During the safari we stop at an authentic Maasai village – a housing area of mud and stick huts encased in a complex fence conglomeration of branches and thorny vines to keep lions and other predators out of their compound where they keep their cattle at nights. The chief proudly showed us his small home and the new shelf he installed. These people live much as their ancestors did hundreds, maybe thousands of years ago.

Another day we stopped at a tribal schoolhouse. The children were thrilled to meet us but not as thrilled as we were. They shared stories and we gave gifts.

On Sunday, we’ll be attending the Arusha branch of the Church of Jesus Christ of Latter-day Saints. We’ll be trying to arrange a get together after church so we can meet these Saints and share addresses and stories.

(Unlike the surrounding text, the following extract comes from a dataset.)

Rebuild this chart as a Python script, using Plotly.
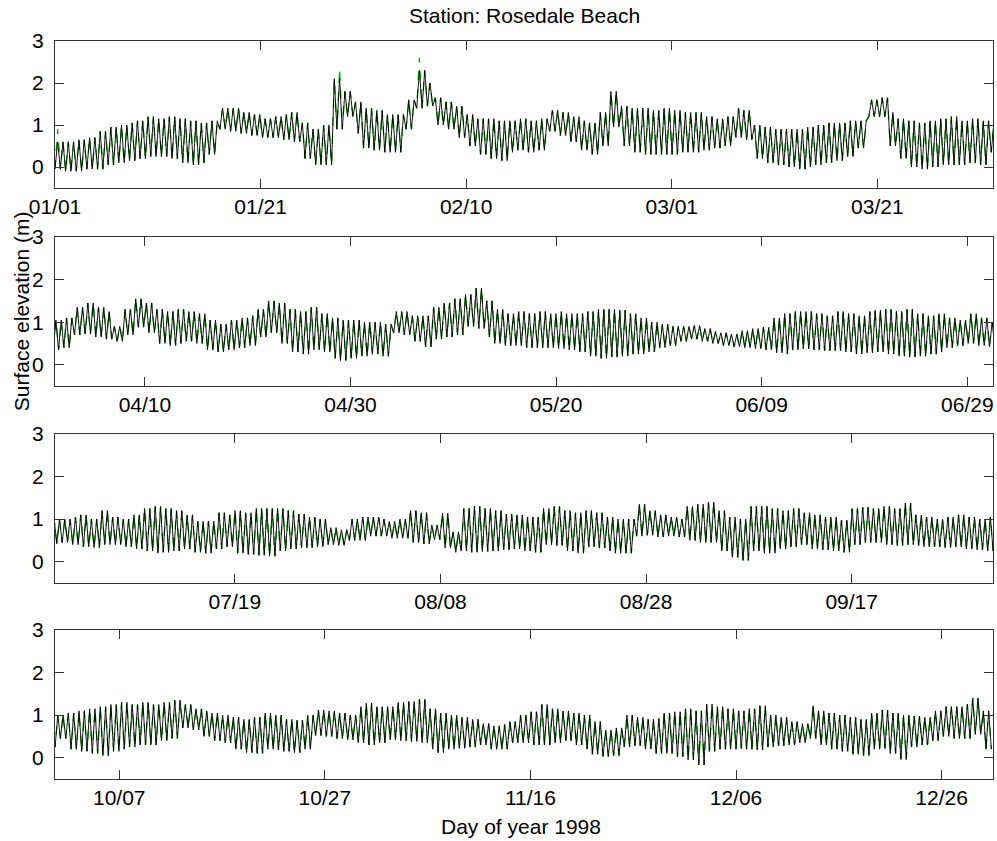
import numpy as np
import plotly.graph_objects as go

# ---- data (daily high / low water envelope, metres) ----
# day offsets 0..90 (Jan 1 .. Apr 1)
q1_high = [0.6, 0.6, 0.65, 0.7, 0.85, 0.95, 1.0, 1.05, 1.1, 1.2,
           1.15, 1.2, 1.15, 1.1, 1.05, 1.1, 1.4, 1.4, 1.3, 1.25,
           1.15, 1.2, 1.25, 1.3, 1.05, 0.9, 1.0, 2.1, 1.8, 1.55,
           1.4, 1.35, 1.25, 1.25, 1.6, 2.3, 2.0, 1.65, 1.55, 1.45,
           1.25, 1.15, 1.15, 1.1, 1.1, 1.15, 1.1, 1.15, 1.35, 1.3,
           1.2, 1.1, 1.05, 1.3, 1.8, 1.45, 1.4, 1.4, 1.35, 1.4,
           1.35, 1.3, 1.3, 1.2, 1.15, 1.2, 1.4, 1.35, 1.0, 0.95,
           0.9, 0.9, 0.9, 0.95, 1.0, 1.05, 1.05, 1.1, 1.1, 1.6,
           1.65, 1.3, 1.15, 1.1, 1.05, 1.1, 1.15, 1.2, 1.1, 1.15,
           1.1]
q1_low = [-0.05, -0.1, -0.1, -0.05, -0.05, 0.05, 0.1, 0.15, 0.2, 0.25,
          0.25, 0.2, 0.1, 0.05, 0.1, 0.3, 0.9, 0.85, 0.8, 0.75,
          0.7, 0.7, 0.65, 0.6, 0.2, 0.05, 0.05, 0.9, 1.2, 0.8,
          0.45, 0.4, 0.35, 0.35, 0.9, 1.4, 1.45, 1.0, 0.9, 0.7,
          0.5, 0.3, 0.2, 0.15, 0.35, 0.4, 0.35, 0.4, 0.85, 0.75,
          0.6, 0.4, 0.3, 0.5, 0.95, 0.5, 0.35, 0.3, 0.3, 0.3,
          0.3, 0.35, 0.35, 0.4, 0.45, 0.5, 0.7, 0.65, 0.2, 0.1,
          0.05, 0.0, -0.05, 0.0, 0.05, 0.1, 0.15, 0.25, 0.45, 1.2,
          1.2, 0.5, 0.2, 0.0, -0.05, 0.0, 0.05, 0.05, 0.05, 0.1,
          0.05]
# day offsets 91..181
q2_high = [1.05, 1.1, 1.35, 1.45, 1.35, 1.25, 0.9, 1.3, 1.55, 1.45,
           1.3, 1.25, 1.3, 1.25, 1.2, 1.05, 0.95, 1.05, 1.1, 1.15,
           1.3, 1.5, 1.45, 1.3, 1.25, 1.35, 1.2, 1.1, 1.05, 1.05,
           1.0, 1.0, 0.95, 1.25, 1.25, 1.15, 1.15, 1.35, 1.45, 1.55,
           1.65, 1.8, 1.5, 1.3, 1.2, 1.25, 1.2, 1.25, 1.2, 1.25,
           1.2, 1.2, 1.25, 1.3, 1.3, 1.28, 1.2, 1.1, 1.0, 0.95,
           0.9, 0.9, 0.92, 0.85, 0.78, 0.75, 0.72, 0.8, 0.85, 0.88,
           1.1, 1.2, 1.25, 1.25, 1.2, 1.15, 1.25, 1.2, 1.15, 1.25,
           1.28, 1.3, 1.25, 1.3, 1.2, 1.15, 1.2, 1.1, 1.05, 1.2,
           1.1]
q2_low = [0.35, 0.4, 0.7, 0.72, 0.65, 0.6, 0.55, 0.7, 0.88, 0.75,
          0.5, 0.45, 0.5, 0.55, 0.5, 0.35, 0.3, 0.35, 0.4, 0.45,
          0.65, 0.75, 0.5, 0.3, 0.25, 0.35, 0.3, 0.15, 0.1, 0.15,
          0.2, 0.25, 0.2, 0.75, 0.7, 0.55, 0.42, 0.6, 0.65, 0.7,
          0.9, 0.85, 0.65, 0.5, 0.45, 0.45, 0.4, 0.4, 0.4, 0.38,
          0.35, 0.3, 0.2, 0.15, 0.18, 0.2, 0.25, 0.25, 0.3, 0.4,
          0.45, 0.55, 0.6, 0.55, 0.5, 0.45, 0.42, 0.4, 0.38, 0.35,
          0.28, 0.25, 0.35, 0.37, 0.35, 0.33, 0.33, 0.3, 0.25, 0.28,
          0.3, 0.25, 0.2, 0.18, 0.2, 0.25, 0.3, 0.4, 0.45, 0.5,
          0.45]
# day offsets 182..272
q3_high = [1.0, 1.0, 1.05, 1.1, 1.0, 1.2, 1.05, 1.0, 1.1, 1.25,
           1.3, 1.25, 1.2, 1.1, 0.95, 0.95, 1.15, 1.1, 1.2, 1.15,
           1.25, 1.25, 1.25, 1.2, 1.12, 1.05, 1.0, 0.8, 0.75, 1.0,
           1.05, 1.05, 1.0, 0.95, 1.0, 1.2, 1.15, 0.86, 1.14, 0.7,
           1.25, 1.3, 1.25, 1.2, 1.12, 1.1, 1.05, 1.05, 1.25, 1.3,
           1.2, 1.15, 1.2, 1.15, 1.05, 1.0, 1.0, 1.35, 1.2, 1.1,
           1.05, 1.0, 1.3, 1.35, 1.4, 1.2, 1.05, 1.0, 1.3, 1.3,
           1.25, 1.2, 1.25, 1.15, 1.1, 1.05, 1.05, 0.98, 1.25, 1.28,
           1.25, 1.3, 1.25, 1.38, 1.1, 1.05, 1.0, 1.05, 1.1, 1.05,
           1.0]
q3_low = [0.42, 0.45, 0.4, 0.35, 0.33, 0.4, 0.4, 0.35, 0.3, 0.25,
          0.2, 0.22, 0.25, 0.3, 0.22, 0.2, 0.3, 0.35, 0.2, 0.17,
          0.15, 0.13, 0.25, 0.3, 0.33, 0.33, 0.35, 0.4, 0.38, 0.5,
          0.5, 0.6, 0.6, 0.55, 0.55, 0.45, 0.42, 0.52, 0.32, 0.22,
          0.25, 0.22, 0.24, 0.25, 0.28, 0.3, 0.25, 0.22, 0.4, 0.38,
          0.25, 0.2, 0.35, 0.32, 0.25, 0.2, 0.2, 0.6, 0.62, 0.58,
          0.6, 0.58, 0.5, 0.45, 0.45, 0.25, 0.1, 0.03, 0.25, 0.2,
          0.2, 0.3, 0.35, 0.4, 0.3, 0.28, 0.25, 0.22, 0.4, 0.45,
          0.45, 0.4, 0.38, 0.4, 0.38, 0.35, 0.35, 0.33, 0.35, 0.3,
          0.28]
# day offsets 273..364
q4_high = [1.05, 1.0, 1.05, 1.1, 1.15, 1.2, 1.25, 1.3, 1.25, 1.3,
           1.25, 1.3, 1.35, 1.25, 1.15, 1.1, 1.05, 1.0, 0.95, 0.9,
           0.95, 1.05, 1.0, 0.9, 0.88, 1.0, 1.12, 1.1, 1.05, 1.0,
           1.2, 1.28, 1.2, 1.2, 1.3, 1.32, 1.37, 1.15, 1.05, 1.0,
           0.95, 0.9, 0.8, 0.75, 0.78, 0.85, 1.0, 1.08, 1.25, 1.15,
           1.1, 1.05, 1.0, 0.85, 0.65, 0.7, 1.0, 0.95, 0.9, 0.92,
           1.05, 1.08, 1.15, 1.1, 1.26, 1.2, 1.15, 1.1, 1.15, 1.22,
           1.0, 0.95, 0.85, 0.8, 1.22, 1.1, 1.05, 1.0, 0.95, 0.9,
           1.05, 1.12, 1.05, 1.0, 0.98, 0.95, 1.1, 1.2, 1.2, 1.26,
           1.4, 1.1]
q4_low = [0.25, 0.45, 0.2, 0.15, 0.1, 0.05, 0.15, 0.2, 0.25, 0.3,
          0.3, 0.4, 0.45, 0.7, 0.65, 0.5, 0.4, 0.35, 0.2, 0.12,
          0.1, 0.2, 0.18, 0.15, 0.12, 0.2, 0.52, 0.5, 0.45, 0.42,
          0.35, 0.3, 0.35, 0.42, 0.4, 0.38, 0.35, 0.2, 0.12, 0.2,
          0.22, 0.25, 0.3, 0.2, 0.2, 0.35, 0.35, 0.3, 0.3, 0.35,
          0.4, 0.3, 0.2, 0.08, 0.03, 0.05, 0.25, 0.28, 0.2, 0.1,
          0.1, 0.02, -0.05, -0.17, 0.15, 0.2, 0.2, 0.22, 0.2, 0.18,
          0.25, 0.28, 0.3, 0.35, 0.45, 0.3, 0.2, 0.15, 0.08, 0.05,
          0.2, 0.22, 0.1, -0.04, 0.25, 0.3, 0.4, 0.5, 0.45, 0.45,
          0.55, 0.2]

# green (second record) differs visibly only at these surge peaks
green_peak_day = [0.3, 27.3, 35.4]
green_peak_value = [0.9, 2.35, 2.6]

panel_start = [0, 91.25, 182.5, 273.75]
panel_len = 91.25
tick_vals = [[0, 20, 40, 60, 80],
             [100, 120, 140, 160, 180],
             [200, 220, 240, 260],
             [280, 300, 320, 340, 360]]
tick_text = [["01/01", "01/21", "02/10", "03/01", "03/21"],
             ["04/10", "04/30", "05/20", "06/09", "06/29"],
             ["07/19", "08/08", "08/28", "09/17"],
             ["10/07", "10/27", "11/16", "12/06", "12/26"]]

# ---- assemble the tidal record: alternating low / high turning points ----
daily_high = q1_high + q2_high + q3_high + q4_high
daily_low = q1_low + q2_low + q3_low + q4_low
n_days = len(daily_high)
half_period = 12.42 / 24 / 2
t = np.arange(0, n_days, half_period)
idx = np.minimum(t.astype(int), n_days - 1)
elev = np.where(np.arange(len(t)) % 2 == 1,
                np.array(daily_high)[idx], np.array(daily_low)[idx])
green = elev.copy()
for d, v in zip(green_peak_day, green_peak_value):
    k = int(round(d / half_period))
    if k % 2 == 0:
        k += 1
    green[k] = v

fig = go.Figure()
domains = [[0.8008, 1.0], [0.5325, 0.7344], [0.2656, 0.4675], [0.0, 0.2019]]
font_family = "Liberation Sans, Arial, Helvetica, sans-serif"
axis_color = "#333333"

for i in range(4):
    n = "" if i == 0 else str(i + 1)
    fig.add_trace(go.Scatter(x=t, y=green, mode="lines",
                             line=dict(color="#00b000", width=1.3, dash="dash"),
                             xaxis="x" + n, yaxis="y" + n, showlegend=False,
                             hoverinfo="skip"))
    fig.add_trace(go.Scatter(x=t, y=elev, mode="lines",
                             line=dict(color="black", width=0.9),
                             xaxis="x" + n, yaxis="y" + n, showlegend=False))
    common = dict(ticks="inside", ticklen=9, tickcolor=axis_color, tickwidth=1,
                  showline=True, linecolor=axis_color, linewidth=1, mirror="ticks",
                  showgrid=False, zeroline=False,
                  tickfont=dict(family=font_family, size=21, color="black"))
    fig.update_layout(**{
        "xaxis" + n: dict(domain=[0, 1], anchor="y" + n,
                          range=[panel_start[i], panel_start[i] + panel_len],
                          tickvals=tick_vals[i], ticktext=tick_text[i],
                          ticklabelstandoff=0, **common),
        "yaxis" + n: dict(domain=domains[i], anchor="x" + n, range=[-0.5, 3],
                          tickvals=[0, 1, 2, 3], ticktext=["0", "1", "2", "3"],
                          ticklabelstandoff=6, **common),
    })

fig.update_layout(
    width=997, height=841,
    margin=dict(l=55, r=4, t=41, b=62),
    paper_bgcolor="white", plot_bgcolor="white",
    font=dict(family=font_family, size=21, color="black"),
    showlegend=False,
    annotations=[
        dict(text="Station: Rosedale Beach", xref="paper", yref="paper",
             x=0.5, y=1.0339, xanchor="center", yanchor="middle",
             showarrow=False, font=dict(size=21)),
        dict(text="Surface elevation (m)", xref="paper", yref="paper",
             x=-0.0362, y=0.634, xanchor="center", yanchor="middle",
             textangle=-90, showarrow=False, font=dict(size=21)),
        dict(text="Day of year 1998", xref="paper", yref="paper",
             x=0.497, y=-0.0637, xanchor="center", yanchor="middle",
             showarrow=False, font=dict(size=21)),
    ],
)

fig.write_html("out.html")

As Elizabeth said after each safari, and as my mother told a prospective guest, the Grand Africa Safari is unforgettable because of the people we see first and foremost, but also because of the personal attention our guides give, the great accommodations, the diverse and amazing topography and last but not least, the millions of animals in their natural habitat. What a Divine world we’ve been given to understand, provide thoughtful stewardship to, and to love and enjoy.

A Grand Africa Safari brings all these elements together and heading to Tanzania after the short rains means green grass and great temperatures that sure beat the snow of the mountain west.